Based on the results of research to date, one emission wavelength band that has been confirmed as an effective light source for plant growth (photosynthesis) is red light having a wavelength within the region from 600 to 700 nm.
Light within the wavelength vicinity of 660 to 670 nm exhibits particularly favorable reaction efficacy for photosynthesis, and is thus a preferred light source. In order to generate this wavelength, light emitting layers composed of AlGaAs or InGaNP or the like are currently being investigated (for example, see Patent Documents 1 to 3).
On the other hand, compound semiconductor LEDs having a light emitting layer composed of an aluminum-gallium-indium phosphide (composition formula: (AlXGa1-X)YIn1-YP, wherein 0≦X≦1 and 0<Y≦1) are also known.
Among these types of LED compound semiconductors, a light emitting layer having the composition Ga0.5In0.5P exhibits the longest wavelength, and the peak wavelength obtained from this light emitting layer is in the vicinity of 650 nm.
Further, generally, a light emitting unit having a light emitting layer composed of (AlXGa1-X)YIn1-YP (wherein 0≦X≦1 and 0<Y≦1) is formed on a monocrystalline substrate of gallium arsenide (GaAs), which blocks the light from the light emitting layer and is not particularly strong mechanically.

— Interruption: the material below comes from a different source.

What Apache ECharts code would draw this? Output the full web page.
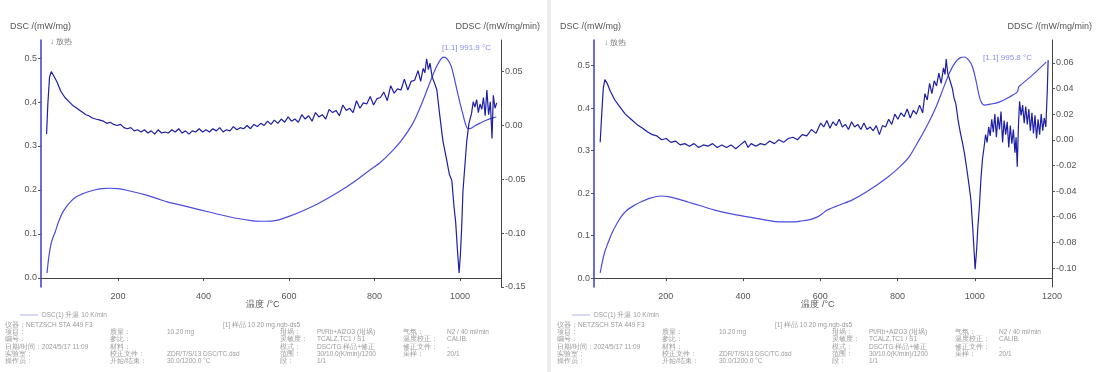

Accordingly, much research is being conducted with the aims of obtaining higher brightness visible light LEDs, and achieving further improvements in the mechanical strength of these devices.
For example, Patent Document 4 discloses a so-called bonded LED prepared by removing the substrate material such as GaAs that blocks the light from the light emitting layer, and then bonding a support layer which is formed from a material that can transmit the light from the light emitting layer and exhibits excellent mechanical strength.
Patent Document 5 describes investigations that have been conducted, for laser devices having a different light emission mechanism, into light emitting layers having strain (hereafter also referred to as “strained light emitting layers”). However, there are currently no practical applications of strained light emitting layers in the field of light emitting diodes.
Patent Document 6 discloses the application of a quantum well structure to the light emitting unit of a light emitting diode. However, because the quantum effect obtained by utilizing a quantum well structure shortens the emission wavelength, this technique cannot be applied to techniques requiring wavelength lengthening.